Après les pitbulls et les american staff, la SPA de Strasbourg voit arriver avec inquiétude de plus en plus d'american bully aux oreilles coupées. Un acte de maltraitance et de cruauté pour laquelle l'association va porter plainte.
Ils s'appellent Blanka et Teebag. L'un est beige, l'autre gris, et ont chacun été déposés à la SPA de Strasbourg au cours de la semaine du 5 février. Des abandons qui n'ont rien à voir l'un avec l'autre, mais qui ont fait réagir l'association. Le point commun de ces deux chiens : ces american Bully ont tous deux les oreilles coupées. Une pratique intolérable pour la SPA, qui annonce son intention de porter plainte pour "acte de cruauté".

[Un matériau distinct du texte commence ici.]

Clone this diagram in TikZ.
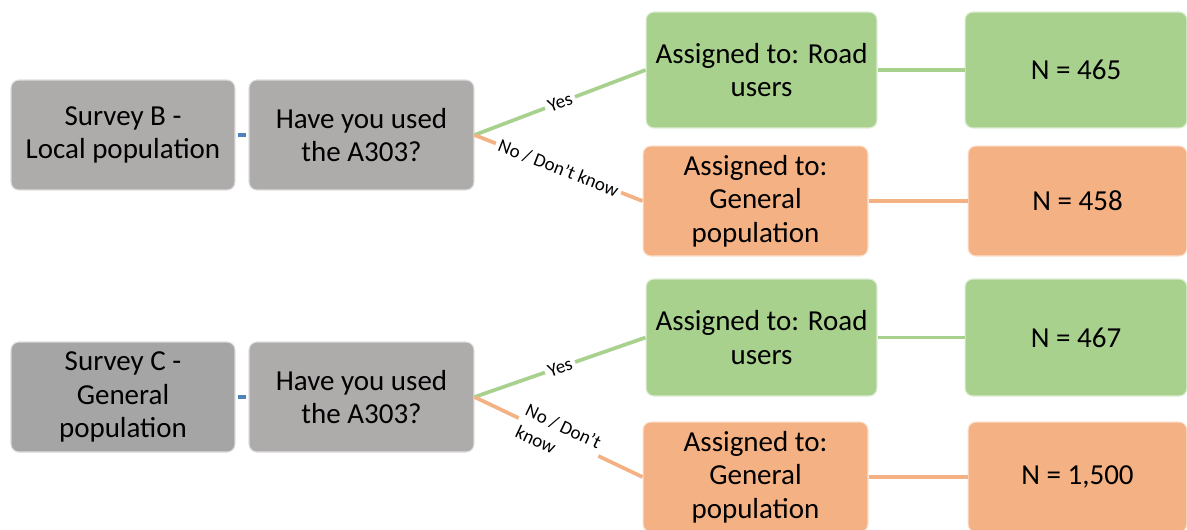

"On en voit arriver régulièrement depuis deux ou trois ans" témoigne Catherine Bronner, la responsable du chenil. À l'origine, couper les oreilles des chiens de combat devait permettre de faciliter les combats. Mais la pratique a dévié, et s'effectue à présent dans un objectif esthétique. Mais "ce n'est même pas beau" réagit la responsable. "C'est moche. Et puis c'est mauvais pour l'animal. Ils peuvent faire des otites, des inflammations de l'oreille. Ils ne peuvent plus les dresser. Or ça sert les oreilles, ce n'est pas pour rien qu'ils en ont."
L'arrivée de Blanka et Teebag a poussé l'équipe de la SPA de Strasbourg à réagir. Un post a été publié pour dénoncer les faits, et rappeler que la coupe des oreilles est interdite en France depuis 2004. "On va très certainement porter plainte" poursuit Catherine Bronner. "En plus, c'est mal fait, trop court. Ça n'a sûrement pas été fait par un vétérinaire, mais par l'éleveur. Il va falloir qu'il s'explique".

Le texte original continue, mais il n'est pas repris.